Collected data
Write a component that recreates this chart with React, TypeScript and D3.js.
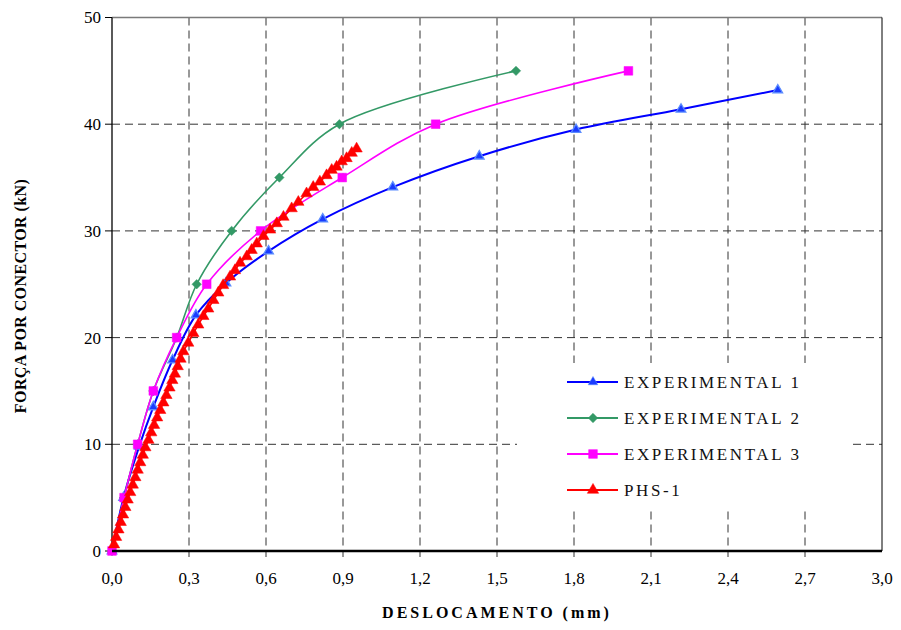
import React, { useEffect, useRef } from "react";
import * as d3 from "d3";

// values (mm, kN)
const exp1X = [0, 0.045, 0.106, 0.161, 0.236, 0.327, 0.444, 0.61, 0.821, 1.094, 1.431, 1.808, 2.217, 2.594];
const exp1Y = [0, 5, 9.8, 13.5, 17.9, 22.1, 25.1, 28.1, 31.1, 34.1, 37.0, 39.5, 41.4, 43.2];

const exp2X = [0, 0.047, 0.1, 0.161, 0.252, 0.33, 0.466, 0.652, 0.886, 1.574];
const exp2Y = [0, 5, 10, 15, 20, 25, 30, 35, 40, 45];

const exp3X = [0, 0.047, 0.1, 0.161, 0.252, 0.369, 0.579, 0.897, 1.261, 2.012];
const exp3Y = [0, 5, 10, 15, 20, 25, 30, 35, 40, 45];

const phsX = [
  0.008, 0.016, 0.025, 0.034, 0.043, 0.052, 0.061, 0.071, 0.081, 0.091, 0.1, 0.11, 0.12, 0.13,
  0.142, 0.153, 0.164, 0.176, 0.188, 0.2, 0.212, 0.224, 0.235, 0.245, 0.256, 0.267, 0.278,
  0.297, 0.317, 0.336, 0.356, 0.375, 0.395, 0.414, 0.433, 0.46, 0.479, 0.499, 0.525, 0.544,
  0.564, 0.59, 0.616, 0.642, 0.668, 0.7, 0.726, 0.758, 0.784, 0.81, 0.836, 0.856, 0.875,
  0.895, 0.914, 0.934, 0.953,
];
const phsY = [
  0.6, 1.3, 2.0, 2.7, 3.4, 4.1, 4.8, 5.5, 6.2, 6.9, 7.6, 8.3, 9.0, 9.7,
  10.4, 11.1, 11.8, 12.5, 13.2, 13.9, 14.6, 15.3, 16.0, 16.6, 17.3, 18.0, 18.7,
  19.5, 20.4, 21.2, 22.0, 22.7, 23.5, 24.2, 24.9, 25.7, 26.3, 27.0, 27.6, 28.2,
  28.8, 29.5, 30.1, 30.7, 31.3, 32.1, 32.7, 33.5, 34.1, 34.6, 35.2, 35.7, 36.0,
  36.5, 36.8, 37.3, 37.7,
];

const xTicks = [0, 0.3, 0.6, 0.9, 1.2, 1.5, 1.8, 2.1, 2.4, 2.7, 3.0];
const yTicks = [0, 10, 20, 30, 40, 50];

const seriesNames = ["EXPERIMENTAL 1", "EXPERIMENTAL 2", "EXPERIMENTAL 3", "PHS-1"];

const FONT = "Liberation Serif, DejaVu Serif, serif";

export default function App() {
  const ref = useRef<SVGSVGElement>(null);

  useEffect(() => {
    const svg = d3.select(ref.current);
    svg.selectAll("*").remove();

    const margin = { top: 17.5, right: 19, bottom: 79, left: 112 },
      width = 901 - margin.left - margin.right,
      height = 630 - margin.top - margin.bottom;

    const x = d3.scaleLinear().domain([0, 3]).range([margin.left, margin.left + width]);
    const y = d3.scaleLinear().domain([0, 50]).range([margin.top + height, margin.top]);

    const series = [
      { name: seriesNames[0], xs: exp1X, ys: exp1Y, color: "#0000ff", width: 2, shape: "tri", size: 40, fill: "#1a3cff", stroke: "#5b8cff", curve: d3.curveCatmullRom },
      { name: seriesNames[1], xs: exp2X, ys: exp2Y, color: "#339966", width: 1.6, shape: "diamond", size: 44, fill: "#339966", stroke: "#339966", curve: d3.curveCatmullRom },
      { name: seriesNames[2], xs: exp3X, ys: exp3Y, color: "#ff00ff", width: 1.6, shape: "square", size: 76, fill: "#ff00ff", stroke: "#ff00ff", curve: d3.curveCatmullRom },
      { name: seriesNames[3], xs: phsX, ys: phsY, color: "#ff0000", width: 1.5, shape: "tri", size: 56, fill: "#ff0000", stroke: "#ff0000", curve: d3.curveLinear },
    ];

    const symbolPath = (shape: string, size: number) => {
      if (shape === "tri") return d3.symbol(d3.symbolTriangle, size)();
      return d3.symbol(d3.symbolSquare, size)();
    };

    // gridlines
    const grid = svg.append("g").attr("stroke", "#333").attr("stroke-width", 1).attr("stroke-dasharray", "8,5");
    yTicks.filter(t => t > 0 && t < 50).forEach(t => {
      grid.append("line")
        .attr("x1", margin.left).attr("x2", margin.left + width)
        .attr("y1", y(t)).attr("y2", y(t));
    });
    xTicks.filter(t => t > 0 && t < 3).forEach(t => {
      grid.append("line")
        .attr("x1", x(t)).attr("x2", x(t))
        .attr("y1", margin.top).attr("y2", margin.top + height + 6);
    });

    // frame
    svg.append("line")
      .attr("x1", margin.left).attr("x2", margin.left + width)
      .attr("y1", margin.top).attr("y2", margin.top)
      .attr("stroke", "#7a7a7a").attr("stroke-width", 1.5);
    svg.append("line")
      .attr("x1", margin.left + width).attr("x2", margin.left + width)
      .attr("y1", margin.top).attr("y2", margin.top + height)
      .attr("stroke", "#000").attr("stroke-width", 1);

    // y axis
    svg.append("line")
      .attr("x1", margin.left).attr("x2", margin.left)
      .attr("y1", margin.top).attr("y2", margin.top + height)
      .attr("stroke", "#000").attr("stroke-width", 1.3);
    yTicks.forEach(t => {
      svg.append("line")
        .attr("x1", margin.left - 7).attr("x2", margin.left)
        .attr("y1", y(t)).attr("y2", y(t))
        .attr("stroke", "#000").attr("stroke-width", 1);
      svg.append("text")
        .attr("x", margin.left - 11).attr("y", y(t))
        .attr("dy", "0.35em")
        .attr("text-anchor", "end")
        .style("font-family", FONT).style("font-size", "17px")
        .attr("fill", "#000")
        .text(String(t));
    });

    // x axis labels
    xTicks.forEach(t => {
      svg.append("text")
        .attr("x", x(t)).attr("y", 584)
        .attr("text-anchor", "middle")
        .style("font-family", FONT).style("font-size", "17px")
        .attr("fill", "#000")
        .text(d3.format(".1f")(t).replace(".", ","));
    });

    // series
    series.forEach(s => {
      const pts = s.xs.map((v, i) => [v, s.ys[i]] as [number, number]);
      const line = d3.line<[number, number]>()
        .x(d => x(d[0]))
        .y(d => y(d[1]))
        .curve(s.curve);
      svg.append("path")
        .datum(pts)
        .attr("d", line)
        .attr("fill", "none")
        .attr("stroke", s.color)
        .attr("stroke-width", s.width)
        .attr("stroke-linejoin", "round");
      svg.append("g").selectAll("path")
        .data(pts)
        .join("path")
        .attr("d", symbolPath(s.shape, s.size))
        .attr("transform", d => `translate(${x(d[0])},${y(d[1])})` + (s.shape === "diamond" ? " rotate(45)" : ""))
        .attr("fill", s.fill)
        .attr("stroke", s.stroke)
        .attr("stroke-width", s.shape === "tri" && s.color === "#0000ff" ? 1.3 : 0.5);
    });

    // bottom axis on top of marks
    svg.append("line")
      .attr("x1", margin.left).attr("x2", margin.left + width)
      .attr("y1", margin.top + height).attr("y2", margin.top + height)
      .attr("stroke", "#000").attr("stroke-width", 2.5);

    // legend
    const legend = svg.append("g");
    legend.append("rect")
      .attr("x", 517).attr("y", 363)
      .attr("width", 335).attr("height", 147)
      .attr("fill", "#fff");
    series.forEach((s, i) => {
      const ly = 382 + i * 36;
      legend.append("line")
        .attr("x1", 567).attr("x2", 618)
        .attr("y1", ly).attr("y2", ly)
        .attr("stroke", s.color).attr("stroke-width", 2);
      legend.append("path")
        .attr("d", symbolPath(s.shape, s.size))
        .attr("transform", `translate(593,${ly})` + (s.shape === "diamond" ? " rotate(45)" : ""))
        .attr("fill", s.fill)
        .attr("stroke", s.stroke)
        .attr("stroke-width", 0.5);
      legend.append("text")
        .attr("x", 624).attr("y", ly)
        .attr("dy", "0.36em")
        .style("font-family", FONT).style("font-size", "17px")
        .style("letter-spacing", "2.6px")
        .attr("fill", "#111")
        .text(s.name);
    });

    // axis titles
    svg.append("text")
      .attr("x", 497).attr("y", 618)
      .attr("text-anchor", "middle")
      .style("font-family", FONT).style("font-size", "16px").style("font-weight", "bold")
      .style("letter-spacing", "3px")
      .text("DESLOCAMENTO (mm)");
    svg.append("text")
      .attr("transform", "translate(26,296) rotate(-90)")
      .attr("text-anchor", "middle")
      .style("font-family", FONT).style("font-size", "16px").style("font-weight", "bold")
      .style("letter-spacing", "0.4px")
      .text("FORÇA POR CONECTOR (kN)");
  }, []);

  return (
    <svg
      ref={ref}
      width={901}
      height={630}
      style={{ position: "absolute", left: 0, top: 0, background: "#fff" }}
    />
  );
}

Task to complete
Pictures are excluded; extract exactly the lines from the start of the data through the line that holds "const yTicks = [0, 10, 20, 30, 40, 50];", both ends included.

Problem solution
Write a component that recreates this chart with React, TypeScript and D3.js.
import React, { useEffect, useRef } from "react";
import * as d3 from "d3";

// values (mm, kN)
const exp1X = [0, 0.045, 0.106, 0.161, 0.236, 0.327, 0.444, 0.61, 0.821, 1.094, 1.431, 1.808, 2.217, 2.594];
const exp1Y = [0, 5, 9.8, 13.5, 17.9, 22.1, 25.1, 28.1, 31.1, 34.1, 37.0, 39.5, 41.4, 43.2];

const exp2X = [0, 0.047, 0.1, 0.161, 0.252, 0.33, 0.466, 0.652, 0.886, 1.574];
const exp2Y = [0, 5, 10, 15, 20, 25, 30, 35, 40, 45];

const exp3X = [0, 0.047, 0.1, 0.161, 0.252, 0.369, 0.579, 0.897, 1.261, 2.012];
const exp3Y = [0, 5, 10, 15, 20, 25, 30, 35, 40, 45];

const phsX = [
  0.008, 0.016, 0.025, 0.034, 0.043, 0.052, 0.061, 0.071, 0.081, 0.091, 0.1, 0.11, 0.12, 0.13,
  0.142, 0.153, 0.164, 0.176, 0.188, 0.2, 0.212, 0.224, 0.235, 0.245, 0.256, 0.267, 0.278,
  0.297, 0.317, 0.336, 0.356, 0.375, 0.395, 0.414, 0.433, 0.46, 0.479, 0.499, 0.525, 0.544,
  0.564, 0.59, 0.616, 0.642, 0.668, 0.7, 0.726, 0.758, 0.784, 0.81, 0.836, 0.856, 0.875,
  0.895, 0.914, 0.934, 0.953,
];
const phsY = [
  0.6, 1.3, 2.0, 2.7, 3.4, 4.1, 4.8, 5.5, 6.2, 6.9, 7.6, 8.3, 9.0, 9.7,
  10.4, 11.1, 11.8, 12.5, 13.2, 13.9, 14.6, 15.3, 16.0, 16.6, 17.3, 18.0, 18.7,
  19.5, 20.4, 21.2, 22.0, 22.7, 23.5, 24.2, 24.9, 25.7, 26.3, 27.0, 27.6, 28.2,
  28.8, 29.5, 30.1, 30.7, 31.3, 32.1, 32.7, 33.5, 34.1, 34.6, 35.2, 35.7, 36.0,
  36.5, 36.8, 37.3, 37.7,
];

const xTicks = [0, 0.3, 0.6, 0.9, 1.2, 1.5, 1.8, 2.1, 2.4, 2.7, 3.0];
const yTicks = [0, 10, 20, 30, 40, 50];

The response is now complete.